-- begin Data block --
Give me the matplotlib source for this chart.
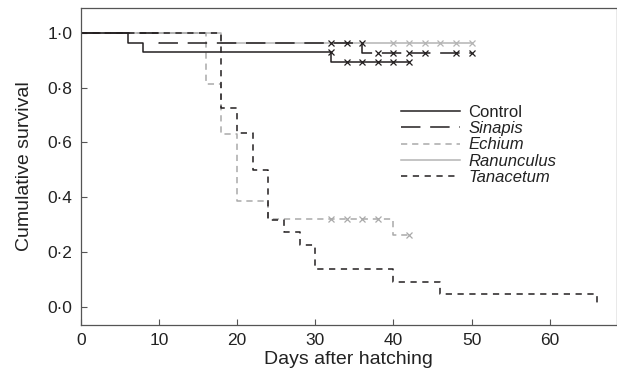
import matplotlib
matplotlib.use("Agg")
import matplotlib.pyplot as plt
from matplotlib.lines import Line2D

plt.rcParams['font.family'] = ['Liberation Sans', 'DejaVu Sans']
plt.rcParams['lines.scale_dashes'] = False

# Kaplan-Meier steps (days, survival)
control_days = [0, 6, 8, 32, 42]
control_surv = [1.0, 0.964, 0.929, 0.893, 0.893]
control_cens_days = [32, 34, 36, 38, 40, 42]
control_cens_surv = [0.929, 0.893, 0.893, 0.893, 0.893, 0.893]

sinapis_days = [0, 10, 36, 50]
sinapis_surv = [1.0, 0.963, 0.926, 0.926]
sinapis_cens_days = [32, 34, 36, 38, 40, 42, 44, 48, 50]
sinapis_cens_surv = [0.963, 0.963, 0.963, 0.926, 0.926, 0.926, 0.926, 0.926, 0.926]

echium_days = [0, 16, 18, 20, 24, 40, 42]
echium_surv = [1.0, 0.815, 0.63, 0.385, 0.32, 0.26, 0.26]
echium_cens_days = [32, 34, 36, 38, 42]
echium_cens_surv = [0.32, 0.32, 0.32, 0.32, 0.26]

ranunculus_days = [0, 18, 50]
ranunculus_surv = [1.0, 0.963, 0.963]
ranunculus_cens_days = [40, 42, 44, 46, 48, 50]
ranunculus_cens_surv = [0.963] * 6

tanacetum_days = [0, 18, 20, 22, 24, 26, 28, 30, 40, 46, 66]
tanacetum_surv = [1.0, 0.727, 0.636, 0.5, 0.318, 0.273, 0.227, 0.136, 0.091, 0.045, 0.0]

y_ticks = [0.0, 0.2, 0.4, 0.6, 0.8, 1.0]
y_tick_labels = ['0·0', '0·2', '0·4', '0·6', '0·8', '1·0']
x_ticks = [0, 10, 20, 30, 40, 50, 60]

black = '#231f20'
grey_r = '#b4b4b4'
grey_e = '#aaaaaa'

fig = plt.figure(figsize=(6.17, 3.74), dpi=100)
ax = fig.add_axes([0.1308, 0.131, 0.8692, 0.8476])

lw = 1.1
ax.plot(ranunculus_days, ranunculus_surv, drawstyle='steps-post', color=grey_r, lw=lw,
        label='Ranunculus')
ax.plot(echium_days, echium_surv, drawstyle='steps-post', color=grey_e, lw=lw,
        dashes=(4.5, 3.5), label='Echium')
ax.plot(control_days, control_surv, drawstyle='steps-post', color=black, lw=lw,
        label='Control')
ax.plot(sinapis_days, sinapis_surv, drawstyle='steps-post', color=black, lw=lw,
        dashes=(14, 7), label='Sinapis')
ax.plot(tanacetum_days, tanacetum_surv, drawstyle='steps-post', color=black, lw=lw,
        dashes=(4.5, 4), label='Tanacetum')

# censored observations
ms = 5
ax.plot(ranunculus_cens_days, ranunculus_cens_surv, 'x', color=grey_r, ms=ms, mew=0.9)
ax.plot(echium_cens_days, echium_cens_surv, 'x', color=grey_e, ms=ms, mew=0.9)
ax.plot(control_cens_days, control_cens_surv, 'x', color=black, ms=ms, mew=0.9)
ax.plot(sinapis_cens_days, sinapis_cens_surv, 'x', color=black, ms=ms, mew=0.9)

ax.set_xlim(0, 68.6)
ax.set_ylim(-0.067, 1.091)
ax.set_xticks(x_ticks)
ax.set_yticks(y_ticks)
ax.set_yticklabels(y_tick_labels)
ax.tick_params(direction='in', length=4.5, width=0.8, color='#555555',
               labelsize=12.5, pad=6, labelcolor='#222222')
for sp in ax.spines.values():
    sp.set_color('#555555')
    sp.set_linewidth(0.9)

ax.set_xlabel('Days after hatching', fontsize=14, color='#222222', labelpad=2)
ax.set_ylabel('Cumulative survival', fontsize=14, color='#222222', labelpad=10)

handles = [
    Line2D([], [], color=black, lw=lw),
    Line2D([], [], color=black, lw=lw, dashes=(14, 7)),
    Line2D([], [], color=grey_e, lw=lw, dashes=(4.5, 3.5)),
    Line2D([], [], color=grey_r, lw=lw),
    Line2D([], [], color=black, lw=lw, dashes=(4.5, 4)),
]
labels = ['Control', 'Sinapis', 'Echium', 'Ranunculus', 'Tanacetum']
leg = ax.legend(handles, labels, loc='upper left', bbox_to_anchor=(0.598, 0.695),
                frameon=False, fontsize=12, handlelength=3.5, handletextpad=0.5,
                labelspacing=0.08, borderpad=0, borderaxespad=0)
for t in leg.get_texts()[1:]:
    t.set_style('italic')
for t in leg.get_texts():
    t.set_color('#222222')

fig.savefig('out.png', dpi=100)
-- end Data block --
→ **What to do**
Transcribe the listing above verbatim. Omit the pictures.

→ **Complete answer**
Give me the matplotlib source for this chart.
import matplotlib
matplotlib.use("Agg")
import matplotlib.pyplot as plt
from matplotlib.lines import Line2D

plt.rcParams['font.family'] = ['Liberation Sans', 'DejaVu Sans']
plt.rcParams['lines.scale_dashes'] = False

# Kaplan-Meier steps (days, survival)
control_days = [0, 6, 8, 32, 42]
control_surv = [1.0, 0.964, 0.929, 0.893, 0.893]
control_cens_days = [32, 34, 36, 38, 40, 42]
control_cens_surv = [0.929, 0.893, 0.893, 0.893, 0.893, 0.893]

sinapis_days = [0, 10, 36, 50]
sinapis_surv = [1.0, 0.963, 0.926, 0.926]
sinapis_cens_days = [32, 34, 36, 38, 40, 42, 44, 48, 50]
sinapis_cens_surv = [0.963, 0.963, 0.963, 0.926, 0.926, 0.926, 0.926, 0.926, 0.926]

echium_days = [0, 16, 18, 20, 24, 40, 42]
echium_surv = [1.0, 0.815, 0.63, 0.385, 0.32, 0.26, 0.26]
echium_cens_days = [32, 34, 36, 38, 42]
echium_cens_surv = [0.32, 0.32, 0.32, 0.32, 0.26]

ranunculus_days = [0, 18, 50]
ranunculus_surv = [1.0, 0.963, 0.963]
ranunculus_cens_days = [40, 42, 44, 46, 48, 50]
ranunculus_cens_surv = [0.963] * 6

tanacetum_days = [0, 18, 20, 22, 24, 26, 28, 30, 40, 46, 66]
tanacetum_surv = [1.0, 0.727, 0.636, 0.5, 0.318, 0.273, 0.227, 0.136, 0.091, 0.045, 0.0]

y_ticks = [0.0, 0.2, 0.4, 0.6, 0.8, 1.0]
y_tick_labels = ['0·0', '0·2', '0·4', '0·6', '0·8', '1·0']
x_ticks = [0, 10, 20, 30, 40, 50, 60]

black = '#231f20'
grey_r = '#b4b4b4'
grey_e = '#aaaaaa'

fig = plt.figure(figsize=(6.17, 3.74), dpi=100)
ax = fig.add_axes([0.1308, 0.131, 0.8692, 0.8476])

lw = 1.1
ax.plot(ranunculus_days, ranunculus_surv, drawstyle='steps-post', color=grey_r, lw=lw,
        label='Ranunculus')
ax.plot(echium_days, echium_surv, drawstyle='steps-post', color=grey_e, lw=lw,
        dashes=(4.5, 3.5), label='Echium')
ax.plot(control_days, control_surv, drawstyle='steps-post', color=black, lw=lw,
        label='Control')
ax.plot(sinapis_days, sinapis_surv, drawstyle='steps-post', color=black, lw=lw,
        dashes=(14, 7), label='Sinapis')
ax.plot(tanacetum_days, tanacetum_surv, drawstyle='steps-post', color=black, lw=lw,
        dashes=(4.5, 4), label='Tanacetum')

# censored observations
ms = 5
ax.plot(ranunculus_cens_days, ranunculus_cens_surv, 'x', color=grey_r, ms=ms, mew=0.9)
ax.plot(echium_cens_days, echium_cens_surv, 'x', color=grey_e, ms=ms, mew=0.9)
ax.plot(control_cens_days, control_cens_surv, 'x', color=black, ms=ms, mew=0.9)
ax.plot(sinapis_cens_days, sinapis_cens_surv, 'x', color=black, ms=ms, mew=0.9)

ax.set_xlim(0, 68.6)
ax.set_ylim(-0.067, 1.091)
ax.set_xticks(x_ticks)
ax.set_yticks(y_ticks)
ax.set_yticklabels(y_tick_labels)
ax.tick_params(direction='in', length=4.5, width=0.8, color='#555555',
               labelsize=12.5, pad=6, labelcolor='#222222')
for sp in ax.spines.values():
    sp.set_color('#555555')
    sp.set_linewidth(0.9)

ax.set_xlabel('Days after hatching', fontsize=14, color='#222222', labelpad=2)
ax.set_ylabel('Cumulative survival', fontsize=14, color='#222222', labelpad=10)

handles = [
    Line2D([], [], color=black, lw=lw),
    Line2D([], [], color=black, lw=lw, dashes=(14, 7)),
    Line2D([], [], color=grey_e, lw=lw, dashes=(4.5, 3.5)),
    Line2D([], [], color=grey_r, lw=lw),
    Line2D([], [], color=black, lw=lw, dashes=(4.5, 4)),
]
labels = ['Control', 'Sinapis', 'Echium', 'Ranunculus', 'Tanacetum']
leg = ax.legend(handles, labels, loc='upper left', bbox_to_anchor=(0.598, 0.695),
                frameon=False, fontsize=12, handlelength=3.5, handletextpad=0.5,
                labelspacing=0.08, borderpad=0, borderaxespad=0)
for t in leg.get_texts()[1:]:
    t.set_style('italic')
for t in leg.get_texts():
    t.set_color('#222222')

fig.savefig('out.png', dpi=100)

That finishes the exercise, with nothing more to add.